Neben den Blühwiesen setzten sich die Drei auch in den Ökosystemen Wald und Feld ein. In Getreidefeldern legen sie, in Kooperation mit Landwirt*innen in ganz Deutschland, 20 m² große Feldvogelfenster an. Diese dienen den vom Aussterben bedrohten Feldvögeln, wie der Feldlerche oder dem Kiebitz, als Start- und Landebahn. In den zig Hektar großen Feldern können die Feldvögel oft nur schwer landen, um zu ihren Nestern zu gelangen und ihre Jungen füttern zu können. Mit den Kosten für eine Patenschaft werden die Landwirte entschädigt, die anstatt der Schutzfenster auch Getreide oder Mais anpflanzen könnten.

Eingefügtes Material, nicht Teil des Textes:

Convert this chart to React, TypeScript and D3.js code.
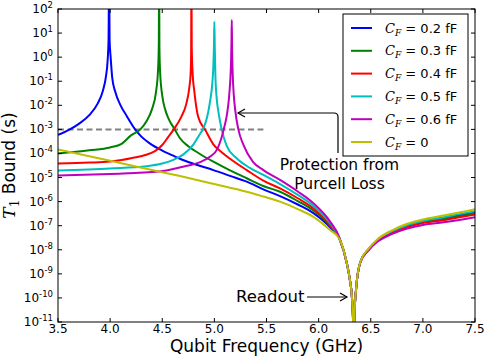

In Kooperation mit dem Lippischen Landesverband hat die Initiative nun ein ergänzendes Projekt begonnen. Der Lippische Wald in NRW, der Teil des Teutoburger Waldes ist und eines der in Deutschland vom Waldsterben am schlimmsten betroffenen Gebieten, soll wieder aufgeforstet werden. Dafür werden über ihre Website Spenden gesammelt. Ihr Ziel ist es dabei aus der ehemaligen Fichten-Monokultur einen nachhaltigen und standortangepassten Mischwald entstehen zu lassen, der nicht nur einen wertvollen CO2-Speicher darstellt, sondern auch wieder einen hochwertigen Lebensraum für verschiedenste Arten bietet. Bis zum Frühjahr 2022 wollen sie ihr ambitioniertes Ziel von 10.000 m² Wiederaufforstung erreichen. Dafür benötigen sie 10.000 Euro Spenden, um das Forst-Team des Lippischen Landesverbandes bei der Finanzierung von Baumsetzlingen und Anpflanzkosten unterstützen zu können.
Wer Artenglück bei ihrer Mission als Pate*in unterstützt, erhält neben einem nachhaltigen Zertifikat aus Graspapier und eigenem Saatgut für den Garten oder Balkon, weitere kleine Geschenke als Dankeschön für den Einsatz. Dies wird in einem Paten-Paket verpackt, welches sich als besonders Geschenk eignet. Sehr beliebt ist zudem der Artenglück Bio-Honig, der von dem Imker Mark aus der Region Hannover produziert wird. Von ihren eigenen Blühflächen wollen sie den Honig allerdings nicht beziehen. Auf diese Weise würde Konkurrenz um den Nektar für die vom Aussterben bedrohten Wildbienenarten entstehen.